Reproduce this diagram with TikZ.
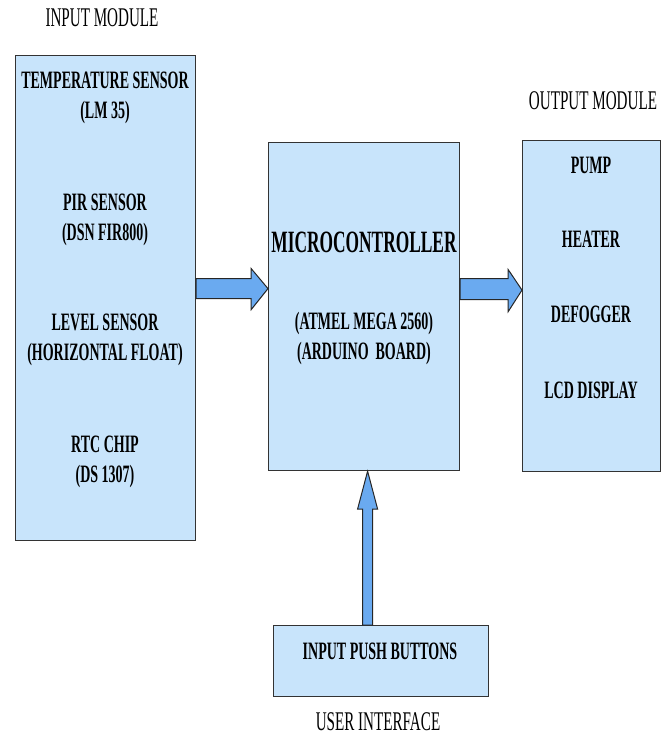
\documentclass[tikz,border=0pt]{standalone}
\usepackage{fontspec}
\usepackage{graphicx}
\setmainfont{Liberation Serif}
\usetikzlibrary{calc}
\definecolor{boxblue}{RGB}{200,228,251}
\definecolor{arrowblue}{RGB}{106,170,240}
\newcommand{\cond}[1]{\scalebox{0.56}[1]{\begin{tabular}{@{}c@{}}#1\end{tabular}}}
\tikzset{
  blockbox/.style={draw=black!80, line width=1.2pt, fill=boxblue, anchor=north west, inner sep=0pt},
  lbl/.style={font=\bfseries\fontsize{25}{30}\selectfont, inner sep=0pt},
  bigl/.style={font=\bfseries\fontsize{31}{36}\selectfont, inner sep=0pt},
  title/.style={font=\fontsize{27}{30}\selectfont, inner sep=0pt},
  barrow/.style={draw=black!85, line width=1pt, fill=arrowblue, line join=miter}
}
\begin{document}
\begin{tikzpicture}[x=1pt,y=-1pt]
\useasboundingbox (0,0) rectangle (662,736);
% boxes
\node[blockbox, minimum width=180pt, minimum height=485pt] (input) at (15,55) {};
\node[blockbox, minimum width=191pt, minimum height=328pt] (micro) at (268,142) {};
\node[blockbox, minimum width=138pt, minimum height=331pt] (output) at (522,140) {};
\node[blockbox, minimum width=215pt, minimum height=71pt] (buttons) at (273,625) {};
% titles
\node[title] (intitle) at (102,20) {\cond{INPUT MODULE}};
\node[title] (outtitle) at (593,103) {\cond{OUTPUT MODULE}};
\node[title] (uititle) at (378,724) {\cond{USER INTERFACE}};
% input module
\node[lbl] (temp) at (105,97) {\cond{TEMPERATURE SENSOR\\(LM 35)}};
\node[lbl] (pir) at (105,219) {\cond{PIR SENSOR\\(DSN FIR800)}};
\node[lbl] (level) at (105,339) {\cond{LEVEL SENSOR\\(HORIZONTAL FLOAT)}};
\node[lbl] (rtc) at (105,461) {\cond{RTC CHIP\\(DS 1307)}};
% microcontroller
\node[bigl] (mc) at (364,245) {\cond{MICROCONTROLLER}};
\node[lbl] (atmel) at (364,338) {\cond{(ATMEL MEGA 2560)\\(ARDUINO\ \ BOARD)}};
% output module
\node[lbl] (pump) at (591,167) {\cond{PUMP}};
\node[lbl] (heater) at (591,241) {\cond{HEATER}};
\node[lbl] (defog) at (591,316) {\cond{DEFOGGER}};
\node[lbl] (lcd) at (591,392) {\cond{LCD DISPLAY}};
\node[lbl] (push) at (380,653) {\cond{INPUT PUSH BUTTONS}};
% arrows
\draw[barrow] ($(input.east)+(0,-19.5)$) -- ++(55,0) -- ++(0,-10) -- ($(micro.west)+(0,-18)$)
  -- ($(input.east)+(55,11.5)$) -- ++(0,-11) -- ($(input.east)+(0,0.5)$) -- cycle;
\draw[barrow] ($(micro.east)+(0,-28)$) -- ++(48,0) -- ++(0,-9) -- ($(output.west)+(0,-16)$)
  -- ($(micro.east)+(48,5)$) -- ++(0,-12) -- ($(micro.east)+(0,-7)$) -- cycle;
\draw[barrow] ($(buttons.north)+(-18.5,0)$) -- ++(0,-116) -- ++(-5,0) -- ($(micro.south)+(3.5,0)$)
  -- ($(buttons.north)+(-3.5,-116)$) -- ++(-5,0) -- ($(buttons.north)+(-8.5,0)$) -- cycle;
\end{tikzpicture}
\end{document}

- - -

Given request:
Print out the material word for word, omitting the pictures.

Task answer:
Reproduce this diagram with TikZ.
\documentclass[tikz,border=0pt]{standalone}
\usepackage{fontspec}
\usepackage{graphicx}
\setmainfont{Liberation Serif}
\usetikzlibrary{calc}
\definecolor{boxblue}{RGB}{200,228,251}
\definecolor{arrowblue}{RGB}{106,170,240}
\newcommand{\cond}[1]{\scalebox{0.56}[1]{\begin{tabular}{@{}c@{}}#1\end{tabular}}}
\tikzset{
  blockbox/.style={draw=black!80, line width=1.2pt, fill=boxblue, anchor=north west, inner sep=0pt},
  lbl/.style={font=\bfseries\fontsize{25}{30}\selectfont, inner sep=0pt},
  bigl/.style={font=\bfseries\fontsize{31}{36}\selectfont, inner sep=0pt},
  title/.style={font=\fontsize{27}{30}\selectfont, inner sep=0pt},
  barrow/.style={draw=black!85, line width=1pt, fill=arrowblue, line join=miter}
}
\begin{document}
\begin{tikzpicture}[x=1pt,y=-1pt]
\useasboundingbox (0,0) rectangle (662,736);
% boxes
\node[blockbox, minimum width=180pt, minimum height=485pt] (input) at (15,55) {};
\node[blockbox, minimum width=191pt, minimum height=328pt] (micro) at (268,142) {};
\node[blockbox, minimum width=138pt, minimum height=331pt] (output) at (522,140) {};
\node[blockbox, minimum width=215pt, minimum height=71pt] (buttons) at (273,625) {};
% titles
\node[title] (intitle) at (102,20) {\cond{INPUT MODULE}};
\node[title] (outtitle) at (593,103) {\cond{OUTPUT MODULE}};
\node[title] (uititle) at (378,724) {\cond{USER INTERFACE}};
% input module
\node[lbl] (temp) at (105,97) {\cond{TEMPERATURE SENSOR\\(LM 35)}};
\node[lbl] (pir) at (105,219) {\cond{PIR SENSOR\\(DSN FIR800)}};
\node[lbl] (level) at (105,339) {\cond{LEVEL SENSOR\\(HORIZONTAL FLOAT)}};
\node[lbl] (rtc) at (105,461) {\cond{RTC CHIP\\(DS 1307)}};
% microcontroller
\node[bigl] (mc) at (364,245) {\cond{MICROCONTROLLER}};
\node[lbl] (atmel) at (364,338) {\cond{(ATMEL MEGA 2560)\\(ARDUINO\ \ BOARD)}};
% output module
\node[lbl] (pump) at (591,167) {\cond{PUMP}};
\node[lbl] (heater) at (591,241) {\cond{HEATER}};
\node[lbl] (defog) at (591,316) {\cond{DEFOGGER}};
\node[lbl] (lcd) at (591,392) {\cond{LCD DISPLAY}};
\node[lbl] (push) at (380,653) {\cond{INPUT PUSH BUTTONS}};
% arrows
\draw[barrow] ($(input.east)+(0,-19.5)$) -- ++(55,0) -- ++(0,-10) -- ($(micro.west)+(0,-18)$)
  -- ($(input.east)+(55,11.5)$) -- ++(0,-11) -- ($(input.east)+(0,0.5)$) -- cycle;
\draw[barrow] ($(micro.east)+(0,-28)$) -- ++(48,0) -- ++(0,-9) -- ($(output.west)+(0,-16)$)
  -- ($(micro.east)+(48,5)$) -- ++(0,-12) -- ($(micro.east)+(0,-7)$) -- cycle;
\draw[barrow] ($(buttons.north)+(-18.5,0)$) -- ++(0,-116) -- ++(-5,0) -- ($(micro.south)+(3.5,0)$)
  -- ($(buttons.north)+(-3.5,-116)$) -- ++(-5,0) -- ($(buttons.north)+(-8.5,0)$) -- cycle;
\end{tikzpicture}
\end{document}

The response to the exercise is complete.